Mary’s doctor then started finding research papers online – everything she could pull related to this gene. Printing them out, she handed me the stack of papers, encouraging me to read them – to be certain that I know more about this particular gene than the genetics team by the time we have our next appointment. She told me I should be prepared to discuss Mary’s case with as much knowledge as possible. She encouraged me to contact the researchers on these papers as well, to see what else they may know. Suddenly, I am grateful for all those long hours spent in the biology labs and late nights with my nose stuck in a genetics book back in college. I may never have the opportunity to use that knowledge professionally now, but at this moment, that training is worth more than gold to me. At the same time, I am grateful to have a doctor working with me, to help me secure the best possible outcome for my girl.
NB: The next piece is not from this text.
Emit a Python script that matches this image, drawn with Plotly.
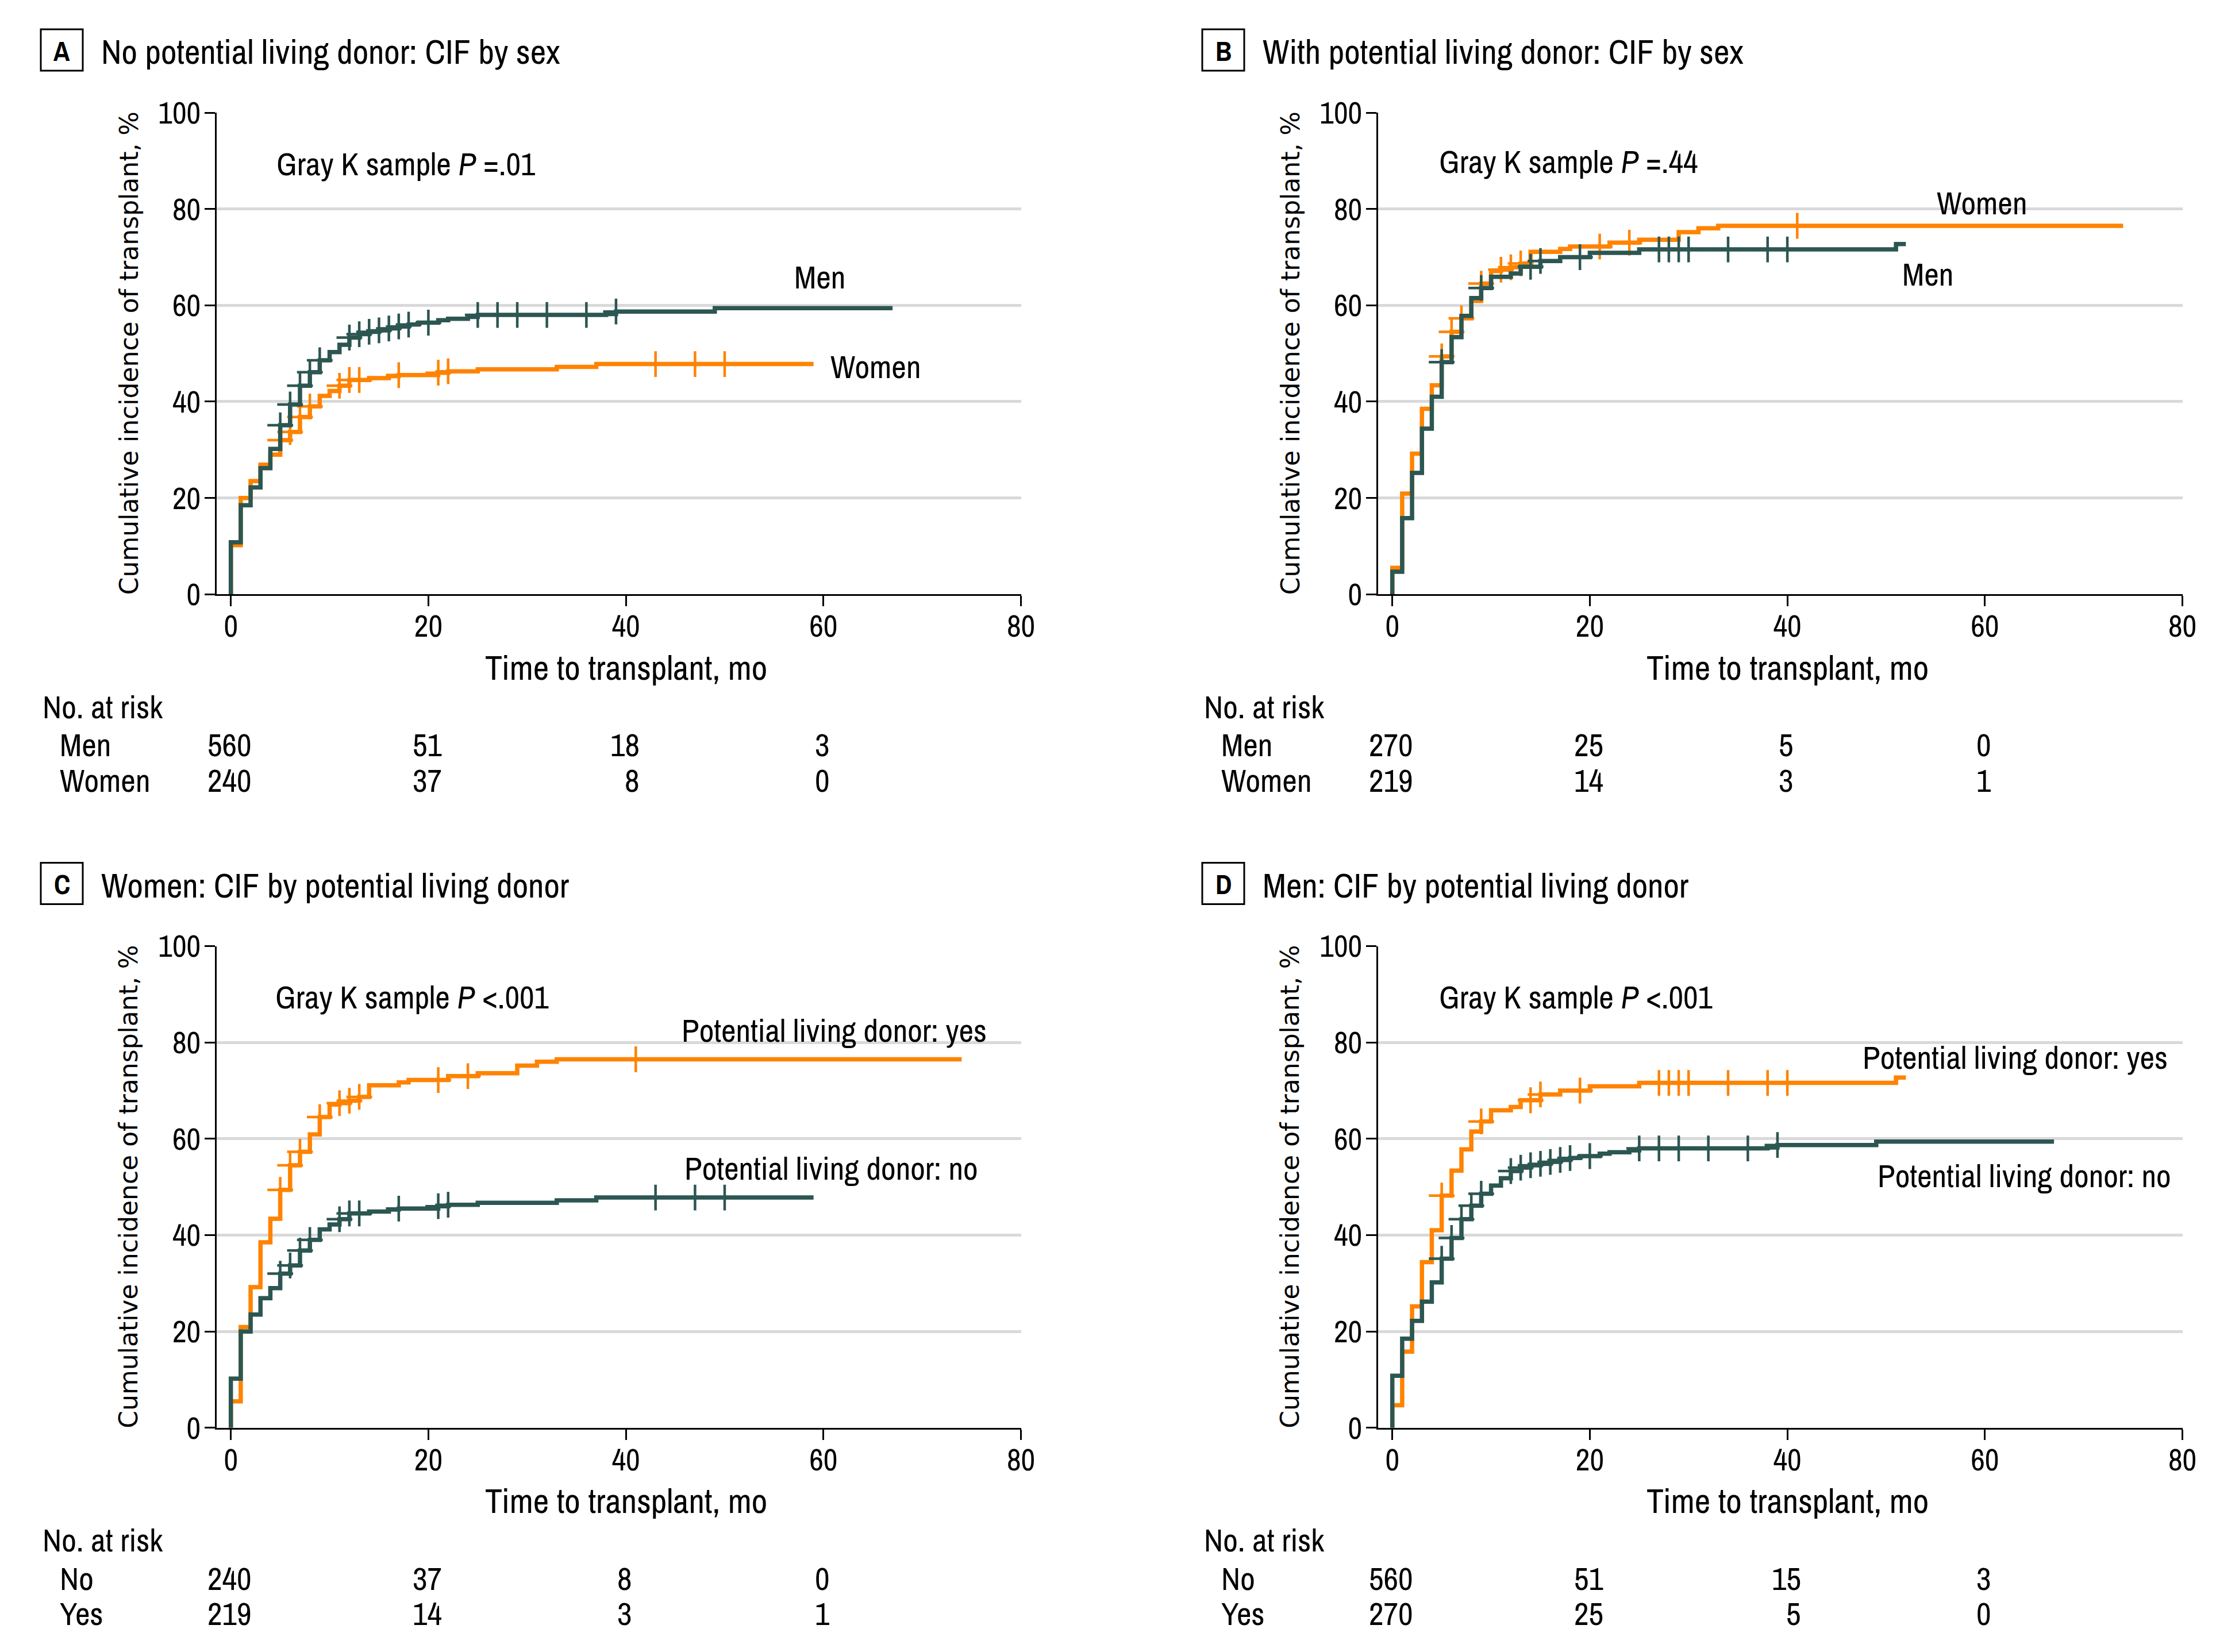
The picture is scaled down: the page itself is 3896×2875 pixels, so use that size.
import numpy as np
import plotly.graph_objects as go

W, H = 3896, 2875

# ---------------- data ----------------
x_ticks = [0, 20, 40, 60, 80]
y_ticks = [0, 20, 40, 60, 80, 100]
risk_times = [0, 20, 40, 60]

# Men, no potential living donor (panel A men / panel D no)
men_no_t = [0, 0, 1, 2, 3, 4, 5, 6, 7, 8, 9, 10, 11, 12, 13, 14, 15, 16, 17, 18,
            19, 21, 22, 24, 25, 38, 39, 49, 67]
men_no_v = [0, 10.8, 18.5, 22.2, 26.2, 30.2, 35.1, 39.4, 43.3, 46.1, 48.6, 50.3, 51.8,
            53.3, 54.0, 54.5, 54.8, 55.2, 55.6, 56.0, 56.4, 56.9, 57.2, 57.6, 58.0,
            58.2, 58.7, 59.4, 59.4]
men_no_cens = [5, 6, 7, 8, 9, 12, 13, 14, 15, 16, 17, 18, 20, 25, 27, 29, 32, 36, 39]

# Women, no potential living donor (panel A women / panel C no)
women_no_t = [0, 0, 1, 2, 3, 4, 5, 6, 7, 8, 9, 10, 11, 12, 14, 16, 17, 21, 22, 25,
              33, 37, 59]
women_no_v = [0, 10.2, 20.0, 23.5, 26.9, 29.0, 32.0, 33.7, 36.8, 39.0, 41.2, 42.2,
              43.3, 44.5, 44.9, 45.3, 45.5, 46.0, 46.3, 46.7, 47.2, 47.8, 47.8]
women_no_cens = [5, 6, 7, 8, 11, 12, 13, 17, 21, 22, 43, 47, 50]

# Women, with potential living donor (panel B women / panel C yes)
women_yes_t = [0, 0, 1, 2, 3, 4, 5, 6, 7, 8, 9, 10, 11, 12, 13, 14, 17, 18, 22, 25,
               29, 31, 33, 74]
women_yes_v = [0, 5.5, 20.9, 29.2, 38.5, 43.4, 49.4, 54.5, 57.3, 60.9, 64.5, 67.1,
               67.4, 67.9, 68.7, 71.1, 71.7, 72.2, 73.0, 73.6, 75.2, 76.0, 76.5, 76.5]
women_yes_cens = [5, 6, 7, 9, 11, 12, 13, 21, 24, 41]

# Men, with potential living donor (panel B men / panel D yes)
men_yes_t = [0, 0, 1, 2, 3, 4, 5, 6, 7, 8, 9, 10, 12, 13, 15, 17, 20, 25, 51, 52]
men_yes_v = [0, 4.7, 15.8, 25.2, 34.4, 41.0, 48.2, 53.4, 57.8, 61.5, 63.6, 65.9,
             66.6, 68.0, 69.2, 70.0, 70.9, 71.6, 72.7, 72.7]
men_yes_cens = [5, 9, 14, 15, 19, 27, 28, 29, 30, 34, 38, 40]

# Numbers at risk
risk_a_men = [560, 51, 18, 3]
risk_a_women = [240, 37, 8, 0]
risk_b_men = [270, 25, 5, 0]
risk_b_women = [219, 14, 3, 1]
risk_c_no = [240, 37, 8, 0]
risk_c_yes = [219, 14, 3, 1]
risk_d_no = [560, 51, 15, 3]
risk_d_yes = [270, 25, 5, 0]

# ---------------- styling ----------------
DARK = "#2c5652"
ORANGE = "#ff8300"
GRID = "#d9d9d9"
COND = "Archivo Narrow, Asap Condensed, Liberation Sans Narrow, sans-serif"
WIDE = "DejaVu Sans, Verdana, sans-serif"
FS = 56
TFS = 54

X0PX, X80PX = 401.7, 1776.5        # panel A x=0 and x=80 in pixels
AXLPX = 377.0                      # y-axis line
Y0PX, Y100PX = 1034.3, 196.0       # panel A y=0 and y=100
DX, DY = 2021.0, 1450.5            # offsets of the right / lower panels
PPU = (X80PX - X0PX) / 80.0
XMIN = -(X0PX - AXLPX) / PPU


def pxx(x):
    return x / W


def pxy(y):
    return 1 - y / H


def step_at(t_arr, v_arr, t):
    t_arr = np.asarray(t_arr, dtype=float)
    v_arr = np.asarray(v_arr, dtype=float)
    idx = np.searchsorted(t_arr, np.asarray(t, dtype=float), side="right") - 1
    return v_arr[idx]


panels = [
    dict(letter="A", title="No potential living donor: CIF by sex", dx=0, dy=0,
         p="=.01", gpos=(4.5, 89.5),
         curves=[(women_no_t, women_no_v, women_no_cens, ORANGE),
                 (men_no_t, men_no_v, men_no_cens, DARK)],
         labels=[("Men", 56.9, 66.0), ("Women", 60.6, 47.3)],
         risk=[("Men", risk_a_men), ("Women", risk_a_women)]),
    dict(letter="B", title="With potential living donor: CIF by sex", dx=DX, dy=0,
         p="=.44", gpos=(4.6, 89.9),
         curves=[(women_yes_t, women_yes_v, women_yes_cens, ORANGE),
                 (men_yes_t, men_yes_v, men_yes_cens, DARK)],
         labels=[("Women", 55.0, 81.3), ("Men", 51.5, 66.5)],
         risk=[("Men", risk_b_men), ("Women", risk_b_women)]),
    dict(letter="C", title="Women: CIF by potential living donor", dx=0, dy=DY,
         p="&lt;.001", gpos=(4.4, 89.5),
         curves=[(women_yes_t, women_yes_v, women_yes_cens, ORANGE),
                 (women_no_t, women_no_v, women_no_cens, DARK)],
         labels=[("Potential living donor: yes", 45.5, 82.6),
                 ("Potential living donor: no", 45.8, 53.9)],
         risk=[("No", risk_c_no), ("Yes", risk_c_yes)]),
    dict(letter="D", title="Men: CIF by potential living donor", dx=DX, dy=DY,
         p="&lt;.001", gpos=(4.6, 89.5),
         curves=[(men_yes_t, men_yes_v, men_yes_cens, ORANGE),
                 (men_no_t, men_no_v, men_no_cens, DARK)],
         labels=[("Potential living donor: yes", 47.5, 77.0),
                 ("Potential living donor: no", 49.0, 52.4)],
         risk=[("No", risk_d_no), ("Yes", risk_d_yes)]),
]

fig = go.Figure()
annotations = []
shapes = []
layout_axes = {}

for i, pnl in enumerate(panels):
    n = "" if i == 0 else str(i + 1)
    xa, ya = "x" + n, "y" + n
    dx, dy = pnl["dx"], pnl["dy"]

    layout_axes["xaxis" + n] = dict(
        domain=[pxx(AXLPX + dx), pxx(X80PX + dx)], range=[XMIN, 80], anchor=ya,
        tickmode="array", tickvals=x_ticks, ticks="outside", ticklen=18, tickwidth=3,
        tickcolor="black", showline=True, linecolor="black", linewidth=3,
        showgrid=False, zeroline=False, fixedrange=True, automargin=False,
        ticklabelstandoff=-12,
        tickfont=dict(family=COND, size=TFS, color="black"))
    layout_axes["yaxis" + n] = dict(
        domain=[pxy(Y0PX + dy), pxy(Y100PX + dy)], range=[0, 100], anchor=xa,
        tickmode="array", tickvals=y_ticks, ticks="outside", ticklen=18, tickwidth=3,
        tickcolor="black", showline=True, linecolor="black", linewidth=3,
        showgrid=True, gridcolor=GRID, gridwidth=4.5, zeroline=False, fixedrange=True,
        automargin=False, ticklabelstandoff=-4,
        tickfont=dict(family=COND, size=TFS, color="black"))

    for (t, v, cens, col) in pnl["curves"]:
        fig.add_trace(go.Scatter(x=t, y=v, xaxis=xa, yaxis=ya, mode="lines",
                                 line=dict(color=col, width=7.5, shape="hv"),
                                 hoverinfo="skip", showlegend=False))
        fig.add_trace(go.Scatter(x=cens, y=step_at(t, v, cens), xaxis=xa, yaxis=ya,
                                 mode="markers", cliponaxis=False,
                                 marker=dict(symbol="cross-thin", size=32,
                                             line=dict(color=col, width=4.5)),
                                 hoverinfo="skip", showlegend=False))

    # panel letter box + title
    shapes.append(dict(type="rect", xref="paper", yref="paper",
                       x0=pxx(71 + dx), x1=pxx(144 + dx),
                       y0=pxy(123 + dy), y1=pxy(51 + dy),
                       line=dict(color="black", width=3), fillcolor="white"))
    annotations.append(dict(xref="paper", yref="paper", x=pxx(107.5 + dx), y=pxy(88 + dy),
                            text="<b>%s</b>" % pnl["letter"], showarrow=False,
                            xanchor="center", yanchor="middle",
                            font=dict(family=COND, size=48, color="black")))
    annotations.append(dict(xref="paper", yref="paper", x=pxx(174 + dx), y=pxy(90 + dy),
                            text=pnl["title"], showarrow=False,
                            xanchor="left", yanchor="middle",
                            font=dict(family=COND, size=60, color="black")))

    # Gray test
    gx, gy = pnl["gpos"]
    annotations.append(dict(xref=xa, yref=ya, x=gx, y=gy,
                            text="Gray K sample <i>P</i> %s" % pnl["p"], showarrow=False,
                            xanchor="left", yanchor="middle",
                            font=dict(family=COND, size=FS, color="black")))
    # curve labels
    for (txt, lx, ly) in pnl["labels"]:
        annotations.append(dict(xref=xa, yref=ya, x=lx, y=ly, text=txt, showarrow=False,
                                xanchor="left", yanchor="middle",
                                font=dict(family=COND, size=FS, color="black")))

    # axis titles
    annotations.append(dict(xref="paper", yref="paper", x=pxx(224 + dx),
                            y=pxy((Y0PX + Y100PX) / 2 + dy),
                            text="Cumulative incidence of transplant, %", textangle=-90,
                            showarrow=False, xanchor="center", yanchor="middle",
                            font=dict(family=WIDE, size=44, color="black")))
    annotations.append(dict(xref=xa, yref="paper", x=40, y=pxy(1161 + dy),
                            text="Time to transplant, mo", showarrow=False,
                            xanchor="center", yanchor="middle",
                            font=dict(family=COND, size=60, color="black")))

    # number at risk table
    annotations.append(dict(xref="paper", yref="paper", x=pxx(72 + dx), y=pxy(1229 + dy),
                            text="No. at risk", showarrow=False, xanchor="left",
                            yanchor="middle", font=dict(family=COND, size=FS, color="black")))
    row_y = [1296, 1357]
    for r, (lab, vals) in enumerate(pnl["risk"]):
        annotations.append(dict(xref="paper", yref="paper", x=pxx(102 + dx),
                                y=pxy(row_y[r] + dy), text=lab, showarrow=False,
                                xanchor="left", yanchor="middle",
                                font=dict(family=COND, size=FS, color="black")))
    for c, tt in enumerate(risk_times):
        maxlen = max(len(str(vals[c])) for _, vals in pnl["risk"])
        for r, (lab, vals) in enumerate(pnl["risk"]):
            annotations.append(dict(xref=xa, yref="paper", x=tt, y=pxy(row_y[r] + dy),
                                    text=str(vals[c]), showarrow=False,
                                    xanchor="right", yanchor="middle",
                                    xshift=maxlen * 0.456 * FS / 2,
                                    font=dict(family=COND, size=FS, color="black")))

fig.update_layout(width=W, height=H, margin=dict(l=0, r=0, t=0, b=0, pad=0),
                  autosize=False,
                  paper_bgcolor="white", plot_bgcolor="white", showlegend=False,
                  annotations=annotations, shapes=shapes, **layout_axes)

fig.write_html("out.html", config={"displayModeBar": False},
               post_script="document.body.style.margin='0px';"
                           "document.body.style.overflow='hidden';")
So that’s where we’re at. I’m not at all sure how to feel about it. My mind is racing. I have a lot of reading to do, but I know that this is not the whole story. We have another clue to hunt down, but there is still no road map. There is no clear answer about the anemia or the regressions. There is no clear answer with regards to mitochondrial disease, although I am hopeful that this might steer us away from that path.

One thing I can tell you is this: my girl signed “ice cream” at school yesterday. And earlier this week, she signed for Daddy, Mama, and her brother’s name sign. Mutations, deletions, knockout mice or not, my girl is moving forward. Little by little she beats everyone’s expectations of what her limitations are. So yes, a roadmap would be lovely. For right now, Mary is making her own path at her own pace. My role in this is to make sure that she has all the tools she needs to make the most of her journey. So, if you’ll excuse me, I have some reading to do.

PS – I am open to suggestions or information about all things related to ZBTB20. I know it’s a long shot, but if you have information to share, I’d love to talk to you. Thanks.


4 Comments leave one →
  1. lynn lachance permalink
    September 6, 2013 9:50 pm

    You were given this unique,special little person for a reason, God never makes mistakes.. medical terms and labels do not include miracles and she is indeed a miracle.. whatever the findings..take 1 day at a time, and don’t waste the joys of today worrying about the what ifs of tomorrow..

  2. rhemashope permalink
    September 7, 2013 1:01 am

    Oh, I hope you find answers and insights. But as you say, she is already making her way with her precious family beside her.
    And I just fell in love with your little girl.